Word for word, copy all the data and drop the pictures.

[start Collected material]

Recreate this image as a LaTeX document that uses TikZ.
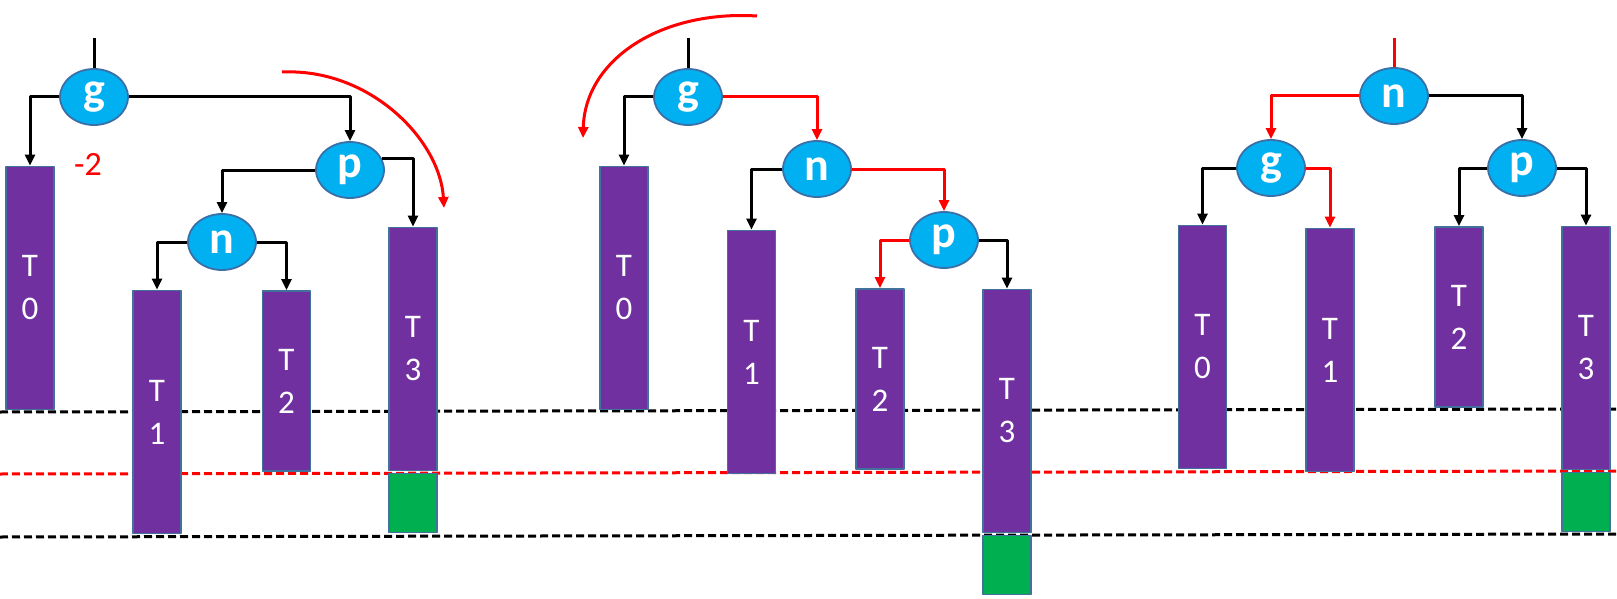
\documentclass[tikz,border=0pt]{standalone}
\usepackage{fontspec}
\setmainfont{Carlito}
\usetikzlibrary{shapes.geometric,arrows.meta}
\definecolor{barpurple}{HTML}{7030A0}
\definecolor{baredge}{HTML}{41719C}
\definecolor{knotblue}{HTML}{00B0F0}
\definecolor{knotedge}{HTML}{3A6FA8}
\definecolor{extragreen}{HTML}{00B050}
\definecolor{hotred}{HTML}{FF0000}
\tikzset{
  knot/.style={ellipse, draw=knotedge, line width=1.8pt, fill=knotblue, minimum width=68pt, minimum height=56pt, inner sep=0pt, text=white, font=\fontsize{46}{46}\selectfont\bfseries},
  bar/.style={rectangle, draw=baredge, line width=1.8pt, fill=barpurple, minimum width=48pt, inner sep=0pt, text=white, align=center, font=\fontsize{33}{43}\selectfont},
  tallbar/.style={bar, minimum height=243pt},
  lowbar/.style={bar, minimum height=180pt},
  extra/.style={rectangle, draw=baredge, line width=1.8pt, fill=extragreen, minimum width=48pt, minimum height=59pt},
  link/.style={->, line width=3pt},
  hot/.style={link, draw=hotred},
  balance/.style={text=hotred, inner sep=0pt, font=\fontsize{34}{34}\selectfont},
}
\begin{document}
\begin{tikzpicture}[x=1pt, y=-1pt, line join=round, >={Triangle[length=11pt,width=10pt]}]
  \useasboundingbox (0,0) rectangle (1617,599);
  % height levels
  \foreach \ya/\yb/\c in {412/409/black,474/471/hotred,537/534/black}
    \draw[\c, line width=3pt, dash pattern=on 8pt off 4pt] (0,\ya)--(1617,\yb);
  % first tree
  \node[knot] (gA) at (94,97) {g};
  \node[knot] (pA) at (350,170) {p};
  \node[knot] (nA) at (222,242) {n};
  \node[tallbar] (tA0) at (30,288) {T\\0};
  \node[tallbar] (tA1) at (157,412) {T\\1};
  \node[lowbar] (tA2) at (286.5,381) {T\\2};
  \node[tallbar] (tA3) at (413,349) {T\\3};
  \node[extra] (xA) at (413,503) {};
  \node[balance] (bal) at (88,164) {-2};
  \coordinate (rA) at (94,38);
  \draw[line width=3pt] (rA) -- (gA.north);
  \draw[link] (gA.west) -| (tA0.north);
  \draw[link] (gA.east) -| (pA.north);
  \draw[link] (pA.west) -| (nA.north);
  \draw[link] (pA.20) -| (tA3.north);
  \draw[link] (nA.west) -| (tA1.north);
  \draw[link] (nA.east) -| (tA2.north);
  \coordinate (sA) at (282,72); \coordinate (eA) at (444,208);
  \draw[hot] (sA) .. controls (370,68) and (440,140) .. (eA);
  % second tree
  \node[knot] (gB) at (688,97) {g};
  \node[knot] (nB) at (817,169) {n};
  \node[knot] (pB) at (944,240) {p};
  \node[tallbar] (tB0) at (624,288) {T\\0};
  \node[tallbar] (tB1) at (751.5,352) {T\\1};
  \node[lowbar] (tB2) at (880,379) {T\\2};
  \node[tallbar] (tB3) at (1007,411) {T\\3};
  \node[extra] (xB) at (1007,565) {};
  \coordinate (rB) at (688,38);
  \draw[line width=3pt] (rB) -- (gB.north);
  \draw[link] (gB.west) -| (tB0.north);
  \draw[hot] (gB.east) -| (nB.north);
  \draw[link] (nB.west) -| (tB1.north);
  \draw[hot] (nB.east) -| (pB.north);
  \draw[hot] (pB.west) -| (tB2.north);
  \draw[link] (pB.east) -| (tB3.north);
  \coordinate (sB) at (757,16); \coordinate (eB) at (583,138);
  \draw[hot] (sB) .. controls (660,10) and (585,60) .. (eB);
  % third tree
  \node[knot] (nC) at (1394,96) {n};
  \node[knot] (gC) at (1271,168) {g};
  \node[knot] (pC) at (1522,168) {p};
  \node[tallbar] (tC0) at (1202.5,347) {T\\0};
  \node[tallbar] (tC1) at (1330,350) {T\\1};
  \node[lowbar] (tC2) at (1459,317) {T\\2};
  \node[tallbar] (tC3) at (1586,348) {T\\3};
  \node[extra] (xC) at (1586,502) {};
  \coordinate (rC) at (1394,38);
  \draw[hotred, line width=3pt] (rC) -- (nC.north);
  \draw[hot] (nC.west) -| (gC.north);
  \draw[link] (nC.east) -| (pC.north);
  \draw[link] (gC.west) -| (tC0.north);
  \draw[hot] (gC.east) -| (tC1.north);
  \draw[link] (pC.west) -| (tC2.north);
  \draw[link] (pC.east) -| (tC3.north);
\end{tikzpicture}
\end{document}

[end Collected material]

### Task response
Recreate this image as a LaTeX document that uses TikZ.
\documentclass[tikz,border=0pt]{standalone}
\usepackage{fontspec}
\setmainfont{Carlito}
\usetikzlibrary{shapes.geometric,arrows.meta}
\definecolor{barpurple}{HTML}{7030A0}
\definecolor{baredge}{HTML}{41719C}
\definecolor{knotblue}{HTML}{00B0F0}
\definecolor{knotedge}{HTML}{3A6FA8}
\definecolor{extragreen}{HTML}{00B050}
\definecolor{hotred}{HTML}{FF0000}
\tikzset{
  knot/.style={ellipse, draw=knotedge, line width=1.8pt, fill=knotblue, minimum width=68pt, minimum height=56pt, inner sep=0pt, text=white, font=\fontsize{46}{46}\selectfont\bfseries},
  bar/.style={rectangle, draw=baredge, line width=1.8pt, fill=barpurple, minimum width=48pt, inner sep=0pt, text=white, align=center, font=\fontsize{33}{43}\selectfont},
  tallbar/.style={bar, minimum height=243pt},
  lowbar/.style={bar, minimum height=180pt},
  extra/.style={rectangle, draw=baredge, line width=1.8pt, fill=extragreen, minimum width=48pt, minimum height=59pt},
  link/.style={->, line width=3pt},
  hot/.style={link, draw=hotred},
  balance/.style={text=hotred, inner sep=0pt, font=\fontsize{34}{34}\selectfont},
}
\begin{document}
\begin{tikzpicture}[x=1pt, y=-1pt, line join=round, >={Triangle[length=11pt,width=10pt]}]
  \useasboundingbox (0,0) rectangle (1617,599);
  % height levels
  \foreach \ya/\yb/\c in {412/409/black,474/471/hotred,537/534/black}
    \draw[\c, line width=3pt, dash pattern=on 8pt off 4pt] (0,\ya)--(1617,\yb);
  % first tree
  \node[knot] (gA) at (94,97) {g};
  \node[knot] (pA) at (350,170) {p};
  \node[knot] (nA) at (222,242) {n};
  \node[tallbar] (tA0) at (30,288) {T\\0};
  \node[tallbar] (tA1) at (157,412) {T\\1};
  \node[lowbar] (tA2) at (286.5,381) {T\\2};
  \node[tallbar] (tA3) at (413,349) {T\\3};
  \node[extra] (xA) at (413,503) {};
  \node[balance] (bal) at (88,164) {-2};
  \coordinate (rA) at (94,38);
  \draw[line width=3pt] (rA) -- (gA.north);
  \draw[link] (gA.west) -| (tA0.north);
  \draw[link] (gA.east) -| (pA.north);
  \draw[link] (pA.west) -| (nA.north);
  \draw[link] (pA.20) -| (tA3.north);
  \draw[link] (nA.west) -| (tA1.north);
  \draw[link] (nA.east) -| (tA2.north);
  \coordinate (sA) at (282,72); \coordinate (eA) at (444,208);
  \draw[hot] (sA) .. controls (370,68) and (440,140) .. (eA);
  % second tree
  \node[knot] (gB) at (688,97) {g};
  \node[knot] (nB) at (817,169) {n};
  \node[knot] (pB) at (944,240) {p};
  \node[tallbar] (tB0) at (624,288) {T\\0};
  \node[tallbar] (tB1) at (751.5,352) {T\\1};
  \node[lowbar] (tB2) at (880,379) {T\\2};
  \node[tallbar] (tB3) at (1007,411) {T\\3};
  \node[extra] (xB) at (1007,565) {};
  \coordinate (rB) at (688,38);
  \draw[line width=3pt] (rB) -- (gB.north);
  \draw[link] (gB.west) -| (tB0.north);
  \draw[hot] (gB.east) -| (nB.north);
  \draw[link] (nB.west) -| (tB1.north);
  \draw[hot] (nB.east) -| (pB.north);
  \draw[hot] (pB.west) -| (tB2.north);
  \draw[link] (pB.east) -| (tB3.north);
  \coordinate (sB) at (757,16); \coordinate (eB) at (583,138);
  \draw[hot] (sB) .. controls (660,10) and (585,60) .. (eB);
  % third tree
  \node[knot] (nC) at (1394,96) {n};
  \node[knot] (gC) at (1271,168) {g};
  \node[knot] (pC) at (1522,168) {p};
  \node[tallbar] (tC0) at (1202.5,347) {T\\0};
  \node[tallbar] (tC1) at (1330,350) {T\\1};
  \node[lowbar] (tC2) at (1459,317) {T\\2};
  \node[tallbar] (tC3) at (1586,348) {T\\3};
  \node[extra] (xC) at (1586,502) {};
  \coordinate (rC) at (1394,38);
  \draw[hotred, line width=3pt] (rC) -- (nC.north);
  \draw[hot] (nC.west) -| (gC.north);
  \draw[link] (nC.east) -| (pC.north);
  \draw[link] (gC.west) -| (tC0.north);
  \draw[hot] (gC.east) -| (tC1.north);
  \draw[link] (pC.west) -| (tC2.north);
  \draw[link] (pC.east) -| (tC3.north);
\end{tikzpicture}
\end{document}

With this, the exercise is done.